None of this is to deny the utility of predictive systems. On the contrary they may prove invaluable as tools for lawyers seeking to assess litigation risk, to identify patterns in judicial behaviour, or to refine their arguments. They may even contribute to a more transparent understanding of how courts operate, highlighting the influence of factors that might otherwise remain implicit. Artificial intelligence might serve as a mirror held up to the law, reflecting its structures and tendencies back to those who practise it.

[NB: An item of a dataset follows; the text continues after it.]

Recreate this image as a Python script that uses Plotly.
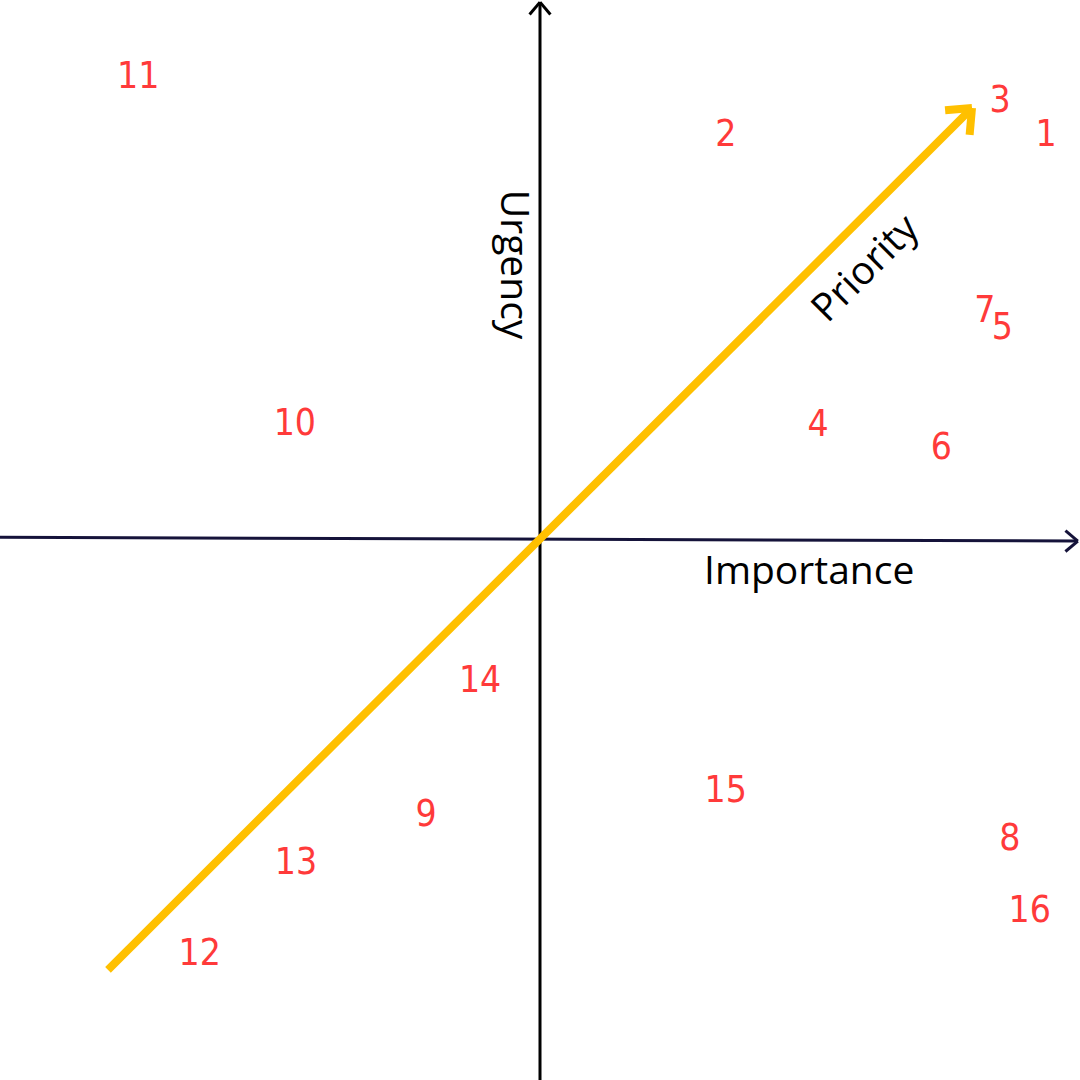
import plotly.graph_objects as go
import numpy as np

# Task labels and their positions (importance, urgency), axis range -10..10
labels = ["1", "2", "3", "4", "5", "6", "7", "8", "9", "10", "11", "12", "13", "14", "15", "16"]
importance = [9.37, 3.44, 8.52, 5.15, 8.56, 7.43, 8.24, 8.70, -2.11, -4.54, -7.44, -6.30, -4.52, -1.11, 3.44, 9.07]
urgency = [7.47, 7.47, 8.10, 2.10, 3.89, 1.67, 4.21, -5.57, -5.13, 2.12, 8.54, -7.70, -6.01, -2.64, -4.68, -6.90]

# Priority arrow (tail, head) in data units
priority_x = [-8.0, 8.0]
priority_y = [-7.96, 8.0]

RED = "#ff3a3a"
YELLOW = "#ffc000"
NAVY = "#15133a"

fig = go.Figure()

def chevron(x0, y0, x1, y1, size, ang=np.deg2rad(40)):
    d = np.arctan2(y1 - y0, x1 - x0)
    xs, ys = [], []
    for s in (1, -1):
        a = d + np.pi - s * ang
        xs += [x1 + size * np.cos(a), x1, None]
        ys += [y1 + size * np.sin(a), y1, None]
    return xs, ys

# Axes
fig.add_trace(go.Scatter(x=[-10, 9.96], y=[0.05, -0.02], mode="lines",
                         line=dict(color=NAVY, width=3), hoverinfo="skip"))
hx, hy = chevron(-10, 0, 9.96, -0.02, 0.3)
fig.add_trace(go.Scatter(x=hx, y=hy, mode="lines", line=dict(color=NAVY, width=3), hoverinfo="skip"))
fig.add_trace(go.Scatter(x=[0, 0], y=[-10, 9.96], mode="lines",
                         line=dict(color="black", width=3), hoverinfo="skip"))
vx, vy = chevron(0, -10, 0, 9.96, 0.3)
fig.add_trace(go.Scatter(x=vx, y=vy, mode="lines", line=dict(color="black", width=3), hoverinfo="skip"))

# Priority arrow
fig.add_trace(go.Scatter(x=priority_x, y=priority_y, mode="lines",
                         line=dict(color=YELLOW, width=8), hoverinfo="skip"))
px_, py_ = chevron(priority_x[0], priority_y[0], priority_x[1], priority_y[1], 0.5)
fig.add_trace(go.Scatter(x=px_, y=py_, mode="lines",
                         line=dict(color=YELLOW, width=8), hoverinfo="skip"))

# Task numbers
fig.add_trace(go.Scatter(x=importance, y=urgency, mode="text", text=labels,
                         textposition="middle center",
                         textfont=dict(color=RED, size=37, family="DejaVu Sans Condensed, DejaVu Sans"),
                         hoverinfo="skip"))

lab_font = dict(family="Open Sans", size=39, color="black")
fig.add_annotation(x=4.98, y=-0.52, text="Importance", showarrow=False, font=lab_font,
                   xanchor="center", yanchor="middle")
fig.add_annotation(x=-0.42, y=5.09, text="Urgency", showarrow=False, font=lab_font,
                   textangle=90, xanchor="center", yanchor="middle")
fig.add_annotation(x=5.98, y=5.07, text="Priority", showarrow=False, font=lab_font,
                   textangle=-45, xanchor="center", yanchor="middle")

fig.update_layout(
    width=1080, height=1080,
    margin=dict(l=0, r=0, t=0, b=0),
    paper_bgcolor="white", plot_bgcolor="white",
    showlegend=False,
    xaxis=dict(range=[-10, 10], visible=False, fixedrange=True),
    yaxis=dict(range=[-10, 10], visible=False, fixedrange=True),
)

fig.write_html("out.html", config={"displayModeBar": False},
               post_script="document.body.style.margin='0';document.body.style.overflow='hidden';")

But a mirror is not a mind. The aspiration to predict court decisions with machine precision rests upon a category error. It assumes that judging is fundamentally a problem of pattern recognition, when in truth it is also an exercise in interpretation, persuasion and, at times, moral choice. Justice Sotomayor’s cautious embrace of artificial intelligence reflects an awareness of this distinction. She acknowledges the transformative potential of these technologies while implicitly resisting the notion that they can displace the human element at the heart of adjudication.
The deeper question therefore is not whether large language models can predict court decisions, but what it would mean if they could. A legal system that became fully predictable would, in a sense, cease to be a system of judgment. It would become a system of calculation, in which outcomes are determined not by deliberation but by algorithmic inevitability. Such a transformation would challenge the very legitimacy of the judiciary, which rests upon the idea that cases are decided by independent minds applying the law to the facts before them.
For the present that prospect remains distant. The empirical achievements of predictive modelling, while notable, fall far short of displacing human judgment. The law retains its character as a domain of uncertainty, shaped by reasoning rather than mere regularity. In this domain artificial intelligence may assist, illuminate and even occasionally surprise. But it does not, and perhaps cannot, replace the act of judging itself.